Ein zentraler Punkt ist auch die Flexibilisierung auf dem Arbeitsmarkt und bei der Arbeitszeit. Keine Einschränkung befristeter Arbeit sowie eine Umstellung der Tages- auf die Wochenhöchstarbeitszeit analog zur EU-Arbeitszeitrichtlinie ist das Gebot der Stunde, um Unternehmen und Beschäftigten ein Mindestmaß an Flexibilität zu ermöglichen. Auch personelle Anforderungen von Unternehmen können sich sehr schnell ändern. Um darauf reagieren zu können, ist Zeitarbeit das wichtigste Flexibilisierungsinstrument auf dem deutschen Arbeitsmarkt. Mit Zeitarbeit ist der Übergang aus Arbeitslosigkeit in Beschäftigung zu schaffen. Das zeigt: Flexibilität ist die neue Sicherheit.

Flexibel mussten in den vergangenen Monaten auch die Schulen sein. Viele Behelfsmaßnahmen in der Krise wären mit einer konsequenten Digitalisierung unseres Bildungssystems nicht nötig gewesen. Daran muss nun mit Hochdruck gearbeitet werden.

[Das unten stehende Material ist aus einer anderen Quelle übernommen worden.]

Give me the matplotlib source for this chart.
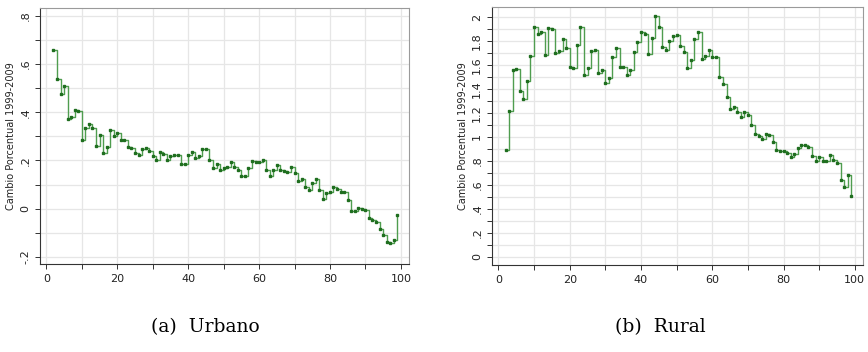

Ein Topthema aus Sicht der Wirtschaft bleibt der zunehmende Fachkräftemangel. Damit Deutschland wettbewerbsfähig bleibt, sollte die neue Bundesregierung die Verfahren für eine gezielte und qualifizierte Fachkräftezuwanderung vereinfachen und beschleunigen. Klar ist auch, dass sich die Arbeitgeber mehr Respekt für die funktionierende Sozialpartnerschaft und Tarifautonomie wünschen. Politische Einflussnahme auf die Höhe des Mindestlohns wirkt da kontraproduktiv. Die Politik sollte stattdessen die Mindestlohnkommission ihren Job machen lassen.

Auch wenn noch unklar ist, wer die nächste Bundesregierung stellt: Deutschland steht vor tiefgreifenden Veränderungen – aufgrund weltweiter Trends, aber auch als Resultat eigener Richtungsentscheidungen in der Vergangenheit. Wie gelingt die Transformation im Bereich Digitalisierung, in der Arbeitswelt, in der Verwaltung, in der Energieerzeugung? Für all diese Fragen muss eine klare, neue Verantwortlichkeit installiert werden – am besten mit einem koordinierenden Staatsminister für Strukturwandel im Bundeskanzleramt, der die Übersicht behält und als Tempomacher fungiert.

In den ersten 100 Tagen gibt es viel zu tun.